Stability Ball Exercises for Belly Fat: A Beginner's Honest Start
I avoided the stability ball for a long time because it looked like the kind of gym prop that gets bought and ignored. Then I actually started using one, and within two weeks my core felt noticeably different — not dramatically, but genuinely different. Research from Sacramento State found that stability ball workouts can activate twice the abdominal muscle fiber compared to floor crunches. That turned out to match my experience.
Why the Ball Actually Works
The core difference between a stability ball and a mat is instability. When you sit or lie on an unstable surface, every muscle in your midsection fires to keep you balanced. Floor crunches isolate a narrow band of movement; the ball forces your entire trunk to engage continuously throughout each rep. It's not magic, it's physics — your body has to work harder to not fall over.

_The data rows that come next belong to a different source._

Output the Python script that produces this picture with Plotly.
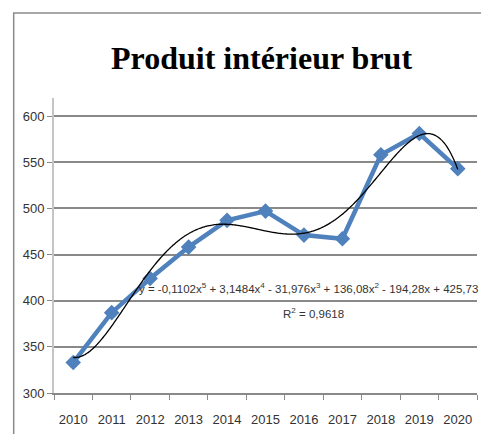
import numpy as np
import plotly.graph_objects as go

years = ["2010", "2011", "2012", "2013", "2014", "2015", "2016", "2017", "2018", "2019", "2020"]
pib = [333, 387, 424, 458, 487, 497, 471, 467, 558, 581, 543]
# displayed trendline coefficients (x^5 ... x^0)
trend_coefs = [-0.1102, 3.1484, -31.976, 136.08, -194.28, 425.73]
y_ticks = [300, 350, 400, 450, 500, 550, 600]

idx = np.arange(1, len(years) + 1)
xt = np.linspace(1, len(years), 300)
yt = np.polyval(trend_coefs, xt)

SANS = "Liberation Sans, Arial, sans-serif"
BLUE = "#4F81BD"
GRID = "#898989"

fig = go.Figure()
fig.add_trace(go.Scatter(
    x=idx, y=pib, mode="lines+markers",
    line=dict(color=BLUE, width=4.5),
    marker=dict(symbol="diamond", size=12, color=BLUE),
    showlegend=False, cliponaxis=False,
))
fig.add_trace(go.Scatter(
    x=xt, y=yt, mode="lines",
    line=dict(color="black", width=1.3, shape="spline"),
    showlegend=False,
))

# page body has an 8px margin, so the figure is sized/positioned to compensate
fig.update_layout(
    width=481, height=426,
    margin=dict(l=46, r=12, t=90, b=41, autoexpand=False),
    paper_bgcolor="white", plot_bgcolor="white",
    font=dict(family=SANS, size=13, color="#333333"),
    xaxis=dict(
        range=[0.5, len(years) + 0.5],
        tickvals=list(idx), ticktext=years,
        ticks="", showgrid=False, zeroline=False,
        showline=True, linecolor=GRID, linewidth=1.5,
        ticklabelstandoff=14,
        minor=dict(tickvals=[i + 0.5 for i in range(len(years) + 1)],
                   ticks="outside", ticklen=5, tickcolor=GRID, tickwidth=1.3,
                   showgrid=False),
        fixedrange=True,
    ),
    yaxis=dict(
        range=[300, 619.5], tickvals=y_ticks,
        showgrid=True, gridcolor=GRID, gridwidth=1.5,
        zeroline=False,
        showline=True, linecolor="#c4c4c4", linewidth=2,
        ticks="outside", ticklen=5, tickcolor=GRID, tickwidth=1.3,
        ticklabelstandoff=0,
    ),
)

fig.add_annotation(
    text="<b>Produit intérieur brut</b>", xref="paper", yref="paper",
    x=0.4914, y=1.136, xanchor="center", yanchor="middle", showarrow=False,
    font=dict(family="Liberation Serif, Times New Roman, serif", size=32, color="black"),
)
fig.add_annotation(
    text="y = -0,1102x<sup>5</sup> + 3,1484x<sup>4</sup> - 31,976x<sup>3</sup> + 136,08x<sup>2</sup> - 194,28x + 425,73",
    x=7.115, y=413.5, xanchor="center", yanchor="middle", showarrow=False,
    font=dict(family=SANS, size=11.5, color="#333333"),
)
fig.add_annotation(
    text="R<sup>2</sup> = 0,9618",
    x=7.245, y=386.5, xanchor="center", yanchor="middle", showarrow=False,
    font=dict(family=SANS, size=11.5, color="#333333"),
)
fig.add_shape(
    type="rect", xref="paper", yref="paper",
    x0=-0.0953, x1=1.2, y0=-0.3, y1=1.2878,
    line=dict(color="#8a8a8a", width=1.5), fillcolor="rgba(0,0,0,0)", layer="below",
)

fig.write_html("out.html")
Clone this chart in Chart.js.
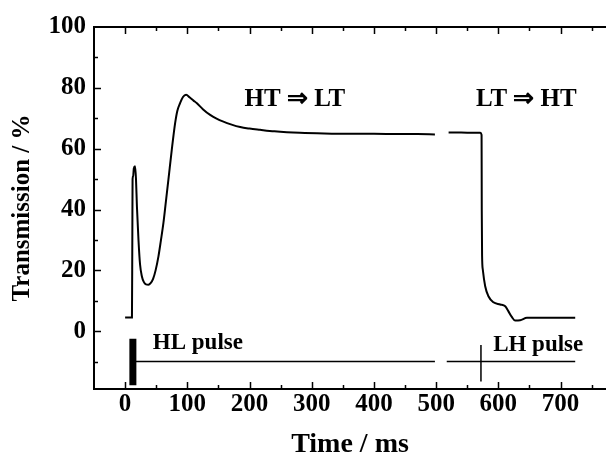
<!DOCTYPE html>
<html><head><meta charset="utf-8">
<script src="https://cdn.jsdelivr.net/npm/chart.js@4.4.0/dist/chart.umd.min.js"></script>
<style>html,body{margin:0;padding:0;background:#fff;overflow:hidden}#wrap{width:606px;height:453px}</style>
</head><body><div id="wrap"><canvas id="c" width="606" height="453"></canvas></div>
<script>
// ---- data (time in ms, transmission in %) ----
const xTickLabels = [0, 100, 200, 300, 400, 500, 600, 700];
const yTickLabels = [0, 20, 40, 60, 80, 100];

const htltTime  = [0, 11, 11.6, 12, 13, 14, 16, 17.5, 19, 21.5, 24, 27, 30, 33.5, 37.5, 41, 45, 49, 53.6, 57.5, 61.6, 65.5, 69.6, 75, 80.4, 84, 88.4, 93, 98, 104, 110, 115, 125, 136.7, 147, 158, 170, 185, 200, 217, 240, 260, 281, 320, 360, 400, 440, 470, 498];
const htltTrans = [4.5, 4.5, 30, 50, 51, 53.5, 54.2, 50, 41, 30, 22, 18, 16.2, 15.4, 15.3, 15.8, 17.2, 20, 24.6, 29.8, 35.6, 42.5, 49.8, 59.6, 68.4, 72.5, 75, 77, 77.7, 76.8, 75.8, 75, 73, 71.1, 69.9, 68.9, 68, 67.1, 66.6, 66.2, 65.7, 65.4, 65.2, 65.0, 64.9, 64.9, 64.8, 64.8, 64.7];

const lthtTime  = [520, 540, 560, 571, 573, 573.3, 573.8, 575, 578.8, 584, 592, 603, 611, 616, 621.6, 627, 635, 646, 680, 723.5];
const lthtTrans = [65.3, 65.3, 65.2, 65.2, 64.5, 40, 25, 20.2, 14.8, 11.5, 9.5, 8.8, 8.2, 6.6, 4.7, 3.5, 3.6, 4.4, 4.4, 4.4];

const hlPulseLineTime = [12, 498];
const lhPulseLineTime = [517, 723.5];
const pulseLevel = -10;
const hlPulseBarTime = 12.5, hlPulseBarRange = [-2.5, -17.8];
const lhPulseMarkTime = 572, lhPulseMarkRange = [-4.5, -16.5];

const annotationTexts = ['HT \u21D2 LT', 'LT \u21D2 HT', 'HL pulse', 'LH pulse'];
const annotationTime  = [273, 645, 117, 664];
const annotationTrans = [76, 76, -3.8, -4.4];

// ---- build datasets ----
const zip = (xs, ys) => xs.map((x, i) => ({x, y: ys[i]}));
const serif = '"Liberation Serif", "Times New Roman", serif';

const frame = {
  id: 'frame',
  afterDatasetsDraw(chart) {
    const {ctx, chartArea: a, scales: {x, y}} = chart;
    ctx.save();
    ctx.strokeStyle = '#000';
    ctx.lineWidth = 2;
    ctx.beginPath();
    ctx.moveTo(a.right + 2, a.top); ctx.lineTo(a.left, a.top);
    ctx.lineTo(a.left, a.bottom); ctx.lineTo(a.right + 2, a.bottom);
    ctx.stroke();
    ctx.lineWidth = 1.5;
    ctx.beginPath();
    for (let v = 0; v <= x.max; v += 50) {
      const px = Math.round(x.getPixelForValue(v)) + 0.5;
      const L = v % 100 === 0 ? 7 : 4;
      ctx.moveTo(px, a.bottom); ctx.lineTo(px, a.bottom - L);
      ctx.moveTo(px, a.top); ctx.lineTo(px, a.top + L);
    }
    for (let v = -10; v < 100; v += 10) {
      const py = Math.round(y.getPixelForValue(v)) + 0.5;
      const L = v % 20 === 0 ? 7 : 4;
      ctx.moveTo(a.left, py); ctx.lineTo(a.left + L, py);
    }
    ctx.stroke();
    ctx.fillStyle = '#000';
    ctx.textAlign = 'center';
    ctx.textBaseline = 'middle';
    annotationTexts.forEach((t, i) => {
      ctx.font = 'bold ' + (i < 2 ? 25 : 23) + 'px ' + serif;
      ctx.fillText(t, x.getPixelForValue(annotationTime[i]), y.getPixelForValue(annotationTrans[i]));
    });
    ctx.restore();
  }
};

const lineDs = (data, w) => ({data, showLine: true, borderColor: '#000', borderWidth: w, pointRadius: 0, fill: false, tension: 0, borderCapStyle: 'butt'});

new Chart(document.getElementById('c'), {
  type: 'scatter',
  data: {
    datasets: [
      Object.assign(lineDs(zip(htltTime, htltTrans), 2), {cubicInterpolationMode: 'monotone'}),
      Object.assign(lineDs(zip(lthtTime, lthtTrans), 2), {cubicInterpolationMode: 'monotone'}),
      lineDs(hlPulseLineTime.map(t => ({x: t, y: pulseLevel})), 1.5),
      lineDs(lhPulseLineTime.map(t => ({x: t, y: pulseLevel})), 1.5),
      lineDs(hlPulseBarRange.map(v => ({x: hlPulseBarTime, y: v})), 7),
      lineDs(lhPulseMarkRange.map(v => ({x: lhPulseMarkTime, y: v})), 1.5)
    ]
  },
  options: {
    responsive: false, animation: false, devicePixelRatio: 1,
    layout: {padding: {top: 27, right: 0, left: 0, bottom: 0}},
    plugins: {legend: {display: false}, tooltip: {enabled: false}},
    scales: {
      x: {
        type: 'linear', min: -50, max: 773,
        afterBuildTicks: s => { s.ticks = xTickLabels.map(v => ({value: v})); },
        afterFit: s => { s.height = 64; },
        grid: {display: false, drawTicks: false}, border: {display: false},
        ticks: {color: '#000', padding: 1, maxRotation: 0, font: {family: serif, size: 25, weight: 'bold'}},
        title: {display: true, text: 'Time / ms', color: '#000', padding: {top: 0, bottom: 0}, font: {family: serif, size: 28, weight: 'bold', lineHeight: 0.6}}
      },
      y: {
        type: 'linear', min: -19, max: 100,
        afterBuildTicks: s => { s.ticks = yTickLabels.map(v => ({value: v})); },
        afterFit: s => { s.width = 94; },
        grid: {display: false, drawTicks: false}, border: {display: false},
        ticks: {color: '#000', padding: 8, font: {family: serif, size: 25, weight: 'bold'}},
        title: {display: true, text: 'Transmission / %', color: '#000', padding: {top: 9, bottom: 0}, font: {family: serif, size: 25, weight: 'bold', lineHeight: 1.1}}
      }
    }
  },
  plugins: [frame]
});
</script></body></html>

A stability ball in the right size runs about $25–$40 at most sporting goods stores. The size matters: if you're under 5'1" you want an 18-inch ball, between 5'1" and 5'8" a 22-inch ball, and taller than that a 26-inch ball. Sitting on the wrong size makes the exercises harder in the wrong way — you'll fight the ball rather than work with it.
Three Beginner Moves That Actually Do Something
The first thing I tried was seated hip circles. You sit on the ball, hands on the ball for balance (or behind your head for more difficulty), then roll your hips in slow circles — small at first, then larger as you get comfortable. Ten to twenty in each direction. It feels easy until about the third set, when you realize every muscle around your waist has been firing the whole time.

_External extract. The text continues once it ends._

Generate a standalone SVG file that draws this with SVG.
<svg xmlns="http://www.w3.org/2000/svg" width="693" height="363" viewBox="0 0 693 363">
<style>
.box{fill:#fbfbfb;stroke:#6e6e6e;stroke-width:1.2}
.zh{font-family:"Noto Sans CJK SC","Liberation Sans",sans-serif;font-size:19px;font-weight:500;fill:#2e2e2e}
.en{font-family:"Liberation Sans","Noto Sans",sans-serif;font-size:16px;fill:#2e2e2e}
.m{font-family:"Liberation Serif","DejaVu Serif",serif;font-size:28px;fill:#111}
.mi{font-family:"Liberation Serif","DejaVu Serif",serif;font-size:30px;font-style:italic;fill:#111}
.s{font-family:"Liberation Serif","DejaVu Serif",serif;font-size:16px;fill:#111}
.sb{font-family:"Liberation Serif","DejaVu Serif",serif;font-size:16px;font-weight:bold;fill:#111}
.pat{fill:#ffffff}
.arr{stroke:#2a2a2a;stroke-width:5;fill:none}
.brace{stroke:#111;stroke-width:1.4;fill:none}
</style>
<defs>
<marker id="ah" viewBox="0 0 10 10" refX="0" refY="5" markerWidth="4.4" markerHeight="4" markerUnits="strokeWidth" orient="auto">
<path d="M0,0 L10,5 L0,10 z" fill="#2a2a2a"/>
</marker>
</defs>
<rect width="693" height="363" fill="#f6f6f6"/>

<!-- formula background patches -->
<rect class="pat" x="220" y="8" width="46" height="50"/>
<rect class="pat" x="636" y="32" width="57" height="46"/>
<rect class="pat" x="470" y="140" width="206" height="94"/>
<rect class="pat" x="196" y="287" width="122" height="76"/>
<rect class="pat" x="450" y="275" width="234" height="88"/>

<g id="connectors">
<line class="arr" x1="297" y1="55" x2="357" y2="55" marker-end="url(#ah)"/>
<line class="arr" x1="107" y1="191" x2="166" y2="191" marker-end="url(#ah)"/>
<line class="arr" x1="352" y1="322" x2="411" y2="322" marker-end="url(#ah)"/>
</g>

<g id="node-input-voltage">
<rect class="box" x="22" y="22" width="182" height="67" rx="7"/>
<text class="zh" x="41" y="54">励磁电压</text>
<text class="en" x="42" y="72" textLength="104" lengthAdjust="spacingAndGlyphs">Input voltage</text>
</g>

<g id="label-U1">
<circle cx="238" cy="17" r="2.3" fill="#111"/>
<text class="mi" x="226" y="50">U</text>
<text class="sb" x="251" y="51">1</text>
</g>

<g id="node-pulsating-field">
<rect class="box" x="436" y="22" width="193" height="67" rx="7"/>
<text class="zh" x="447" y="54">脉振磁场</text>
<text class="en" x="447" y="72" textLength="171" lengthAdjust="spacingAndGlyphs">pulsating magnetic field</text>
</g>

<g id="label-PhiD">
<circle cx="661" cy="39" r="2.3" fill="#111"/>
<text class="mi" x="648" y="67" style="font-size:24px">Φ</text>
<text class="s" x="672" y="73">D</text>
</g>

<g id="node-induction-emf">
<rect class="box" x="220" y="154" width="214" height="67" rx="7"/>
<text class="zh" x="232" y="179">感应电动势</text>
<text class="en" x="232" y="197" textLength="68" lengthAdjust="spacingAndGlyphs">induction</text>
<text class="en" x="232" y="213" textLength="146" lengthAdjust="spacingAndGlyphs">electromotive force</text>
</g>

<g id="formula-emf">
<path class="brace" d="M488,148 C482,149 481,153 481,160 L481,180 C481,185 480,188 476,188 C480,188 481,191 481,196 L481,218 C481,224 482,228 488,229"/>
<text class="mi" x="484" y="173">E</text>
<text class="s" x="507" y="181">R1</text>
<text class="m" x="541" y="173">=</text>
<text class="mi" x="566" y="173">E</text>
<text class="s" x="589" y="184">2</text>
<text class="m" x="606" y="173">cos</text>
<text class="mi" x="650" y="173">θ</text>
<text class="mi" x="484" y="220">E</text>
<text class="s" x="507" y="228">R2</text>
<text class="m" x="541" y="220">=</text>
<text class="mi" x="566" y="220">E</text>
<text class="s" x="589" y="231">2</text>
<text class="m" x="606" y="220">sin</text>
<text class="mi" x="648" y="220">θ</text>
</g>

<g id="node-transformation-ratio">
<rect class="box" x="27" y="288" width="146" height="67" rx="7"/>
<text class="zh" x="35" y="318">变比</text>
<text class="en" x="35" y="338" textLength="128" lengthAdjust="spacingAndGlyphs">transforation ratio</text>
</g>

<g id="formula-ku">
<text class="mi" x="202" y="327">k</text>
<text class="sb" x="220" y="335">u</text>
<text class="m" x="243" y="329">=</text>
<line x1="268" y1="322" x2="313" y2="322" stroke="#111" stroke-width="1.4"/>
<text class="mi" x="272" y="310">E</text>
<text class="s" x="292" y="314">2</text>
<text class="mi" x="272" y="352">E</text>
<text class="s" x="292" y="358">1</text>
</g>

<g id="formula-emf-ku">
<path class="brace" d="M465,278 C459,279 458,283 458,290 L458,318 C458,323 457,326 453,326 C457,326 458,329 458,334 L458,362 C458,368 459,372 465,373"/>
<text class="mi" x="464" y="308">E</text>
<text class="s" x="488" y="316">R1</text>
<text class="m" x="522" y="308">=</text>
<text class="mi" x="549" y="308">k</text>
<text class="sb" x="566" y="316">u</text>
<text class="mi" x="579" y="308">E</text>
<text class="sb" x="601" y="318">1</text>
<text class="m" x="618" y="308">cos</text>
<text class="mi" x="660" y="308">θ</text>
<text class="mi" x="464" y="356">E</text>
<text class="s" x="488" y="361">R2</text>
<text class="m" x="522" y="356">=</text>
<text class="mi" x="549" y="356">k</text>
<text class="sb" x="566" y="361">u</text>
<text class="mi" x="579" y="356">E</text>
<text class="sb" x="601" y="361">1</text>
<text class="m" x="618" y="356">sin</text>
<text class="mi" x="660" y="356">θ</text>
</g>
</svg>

The seated march is the second one worth starting with. Sit up straight, abs pulled in, and alternate lifting each knee — slowly at first, then faster, adding a gentle bounce when you're ready. One to two minutes of this is a surprisingly effective cardio and core combination. I used a yoga mat underneath for grip on hard floors.
The third is seated balance: sit upright, lift one foot a few inches off the ground, hold five seconds, switch. Sounds trivial. Try holding your abs in tight while doing it and you'll feel exactly what the ball is doing for your core. I work up to ten reps per side.

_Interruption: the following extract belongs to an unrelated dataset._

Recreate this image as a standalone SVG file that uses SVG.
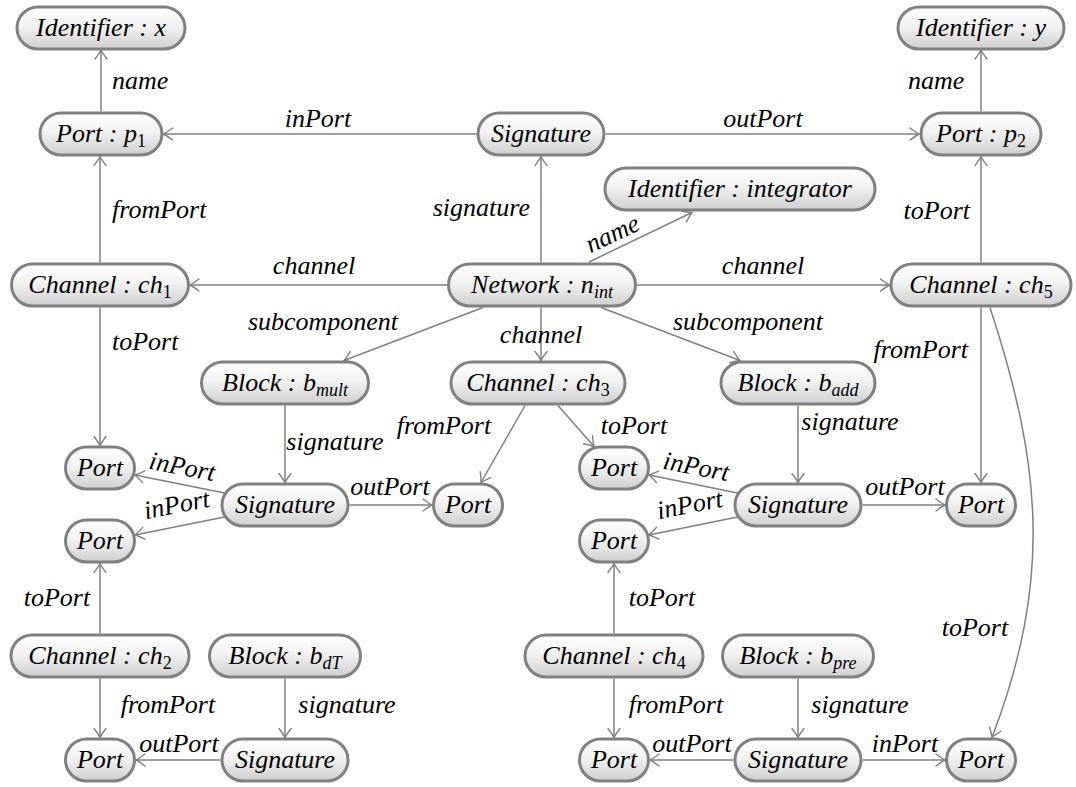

What to Expect After a Few Weeks
The honest answer is: not dramatic visual change in two weeks, but functional change you'll feel. My lower back felt less fatigued at the end of the workday. My posture improved slightly — not because I was trying to sit straighter, but because the muscles that support my spine were a bit more active. The belly itself started to feel more solid rather than just softer, which I'd describe as early toning rather than fat loss.
Actual fat reduction requires a caloric deficit. The ball doesn't change that equation. What it does is give you an effective core workout without needing gym equipment or a lot of time. A good resistance band set pairs well with ball work when you want to add upper-body work to the same session.
What I'd Skip
I'd skip buying a cheap no-brand ball that deflates within a month — it's worth the extra $10 for one with a proper weight rating. I'd also skip expecting the ball to replace cardio for fat loss. It's a core and stability tool, not a fat-burning shortcut. The manual that usually comes with a quality exercise ball includes illustrated progressions; actually follow them instead of jumping to advanced positions before you have the balance for them.
For a piece of equipment that costs less than a single gym class, the stability ball earns its floor space. Start with the seated exercises, stay consistent for three weeks, and the core engagement becomes genuinely noticeable.